Но оставим дежурный антиамериканизм. Отчуждение от собственных желаний, отправлений и даже частей тела — почтенная литературная универсалия. Возьмем классический лимерик:
A young man from the banks of the Po
Found his cock had elongated so,
That when he’d pee,
It wasn’t he,
But only his neighbors who’d know
(Молодой человек с берегов По
Обнаружил, что его член удлинился настолько,
Что, когда он мочился,
То не он,
А лишь его соседи знали об этом).
Этот гиперболический образ наглядно, на пальцах, проясняет сходные построения более возвышенной лирики. Например — то отстранение лирического «я» от собственных интересов, которым пронизано «Я вас любил…» Пушкина: Но пусть она [моя любовь] Вас больше не тревожит; / Я не хочу печалить Вас ничем.

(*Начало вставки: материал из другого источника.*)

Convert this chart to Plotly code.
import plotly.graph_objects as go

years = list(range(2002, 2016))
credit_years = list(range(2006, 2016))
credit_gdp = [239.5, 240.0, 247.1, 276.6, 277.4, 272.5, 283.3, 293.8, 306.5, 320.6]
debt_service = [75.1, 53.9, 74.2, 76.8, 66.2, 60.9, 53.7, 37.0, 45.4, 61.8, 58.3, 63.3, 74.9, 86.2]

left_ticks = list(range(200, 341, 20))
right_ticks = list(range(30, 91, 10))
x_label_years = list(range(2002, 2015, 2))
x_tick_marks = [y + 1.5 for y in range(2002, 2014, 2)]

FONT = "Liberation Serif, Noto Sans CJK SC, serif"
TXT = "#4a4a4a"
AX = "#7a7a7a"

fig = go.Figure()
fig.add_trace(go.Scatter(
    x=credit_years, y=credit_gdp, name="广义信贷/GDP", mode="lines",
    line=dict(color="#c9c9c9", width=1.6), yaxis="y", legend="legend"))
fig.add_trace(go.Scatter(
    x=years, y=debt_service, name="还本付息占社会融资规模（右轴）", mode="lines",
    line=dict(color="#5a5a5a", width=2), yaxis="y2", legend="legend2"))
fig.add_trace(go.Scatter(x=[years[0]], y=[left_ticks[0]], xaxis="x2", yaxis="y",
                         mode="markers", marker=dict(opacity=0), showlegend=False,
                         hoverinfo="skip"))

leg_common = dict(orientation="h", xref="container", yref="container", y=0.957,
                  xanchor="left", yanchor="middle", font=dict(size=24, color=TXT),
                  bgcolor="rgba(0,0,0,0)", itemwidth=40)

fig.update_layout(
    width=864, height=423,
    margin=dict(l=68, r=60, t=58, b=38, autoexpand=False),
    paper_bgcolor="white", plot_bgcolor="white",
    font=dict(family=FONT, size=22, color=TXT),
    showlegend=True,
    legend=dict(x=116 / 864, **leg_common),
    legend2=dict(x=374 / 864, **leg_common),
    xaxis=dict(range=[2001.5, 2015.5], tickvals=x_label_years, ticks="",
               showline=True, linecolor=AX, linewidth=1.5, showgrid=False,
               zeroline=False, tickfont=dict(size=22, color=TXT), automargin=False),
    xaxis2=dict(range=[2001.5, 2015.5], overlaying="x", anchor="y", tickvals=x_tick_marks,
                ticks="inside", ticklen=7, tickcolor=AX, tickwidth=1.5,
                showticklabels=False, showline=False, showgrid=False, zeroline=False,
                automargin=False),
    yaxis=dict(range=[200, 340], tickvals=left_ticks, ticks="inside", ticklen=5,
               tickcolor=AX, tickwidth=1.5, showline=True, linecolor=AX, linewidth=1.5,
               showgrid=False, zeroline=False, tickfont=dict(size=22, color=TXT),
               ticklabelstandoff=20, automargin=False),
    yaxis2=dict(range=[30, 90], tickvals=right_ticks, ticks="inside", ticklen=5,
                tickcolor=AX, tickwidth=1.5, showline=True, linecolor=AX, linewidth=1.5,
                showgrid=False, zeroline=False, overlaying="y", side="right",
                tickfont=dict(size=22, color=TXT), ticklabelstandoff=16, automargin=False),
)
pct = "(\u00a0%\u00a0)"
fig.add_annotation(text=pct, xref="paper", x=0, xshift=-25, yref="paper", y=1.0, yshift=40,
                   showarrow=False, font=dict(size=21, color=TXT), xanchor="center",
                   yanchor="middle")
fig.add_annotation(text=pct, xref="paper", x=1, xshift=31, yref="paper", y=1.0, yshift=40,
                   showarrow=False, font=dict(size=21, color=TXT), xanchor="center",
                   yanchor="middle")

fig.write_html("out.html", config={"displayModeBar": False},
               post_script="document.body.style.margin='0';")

Хочется, однако, хэппи-энда. Пушкин начинает с контакта, а кончает амбивалентным самоотмежеванием. Положительный вариант, наоборот, начинался бы с тревожной неопределенности, а кончался счастливым воссоединением. Например:
На Екатерину II, прогуливающуюся по царскосельскому парку, сзади набрасывается пылкий гвардеец.
— Кажется, нас ебут?
— Преображенского полка поручик такой-то, Ваше Императорское Величество!
— Продолжайте, капитан, продолжайте.
Вот это, действительно, контакт with one’s feelings, и нет нужды перегружать телефон.
Гальциона
Интертексты дошли до меня не сразу. В семиотическом истеблишменте о них заговорили еще в 60-е годы, когда нас со Щегловым занимало исключительно порождение отдельного текста (и системы мотивов) одного автора. Я долго не принимал Бахтина и недооценивал интертекстуальные работы Тынянова. А над новейшими любителями цитатности посмеивался как над представителями особой «остзейской» школы, имея в виду прибалтийское расположение Тарту, где группировались Левинтон и Тименчик, а также рижское происхождение последнего и эстляндское — самого К. Ф. Тарановского (отец которого был до революции ректором Дерптского университета).
Прозрел я уже на Западе. В академическом плане сыграло роль знакомство с теориями Блума и Риффатера, предложивших современные варианты формалистского учения о пародии и литературной эволюции. А житейски сказались автомобильные поездки по Европе, пресловутые камни которой проинтертекстуализованы до предела.
Обратившись, я по-неофитски бросился в другую крайность — стал видеть подтексты повсюду и с энтузиазмом настаивать на их программности. (Недавно Щеглов передал мне слова М. Л. Гаспарова: «Если уж Александр Константинович решит что-нибудь связать, то можно не сомневаться, — свяжет».) Василия Аксенова я так замучил выявлением у него неизвестных ему самому подтекстов (в частности, из бабелевской виньетки о Казанцеве, знавшем все замки в Испании, ср. Дрожжинина с его Халигалией в «Затоваренной бочкотаре»), что однажды он не выдержал и дал мне сдачи. Он спросил, читал ли я «Ожог», и если да, то не оттуда ли почерпнул некоторые свои идеи о Зощенко. Заглянув в соответствующую главу романа, я обнаружил там обещанный подтекст, на который, как честный офицер, и сослался при следующей оказии.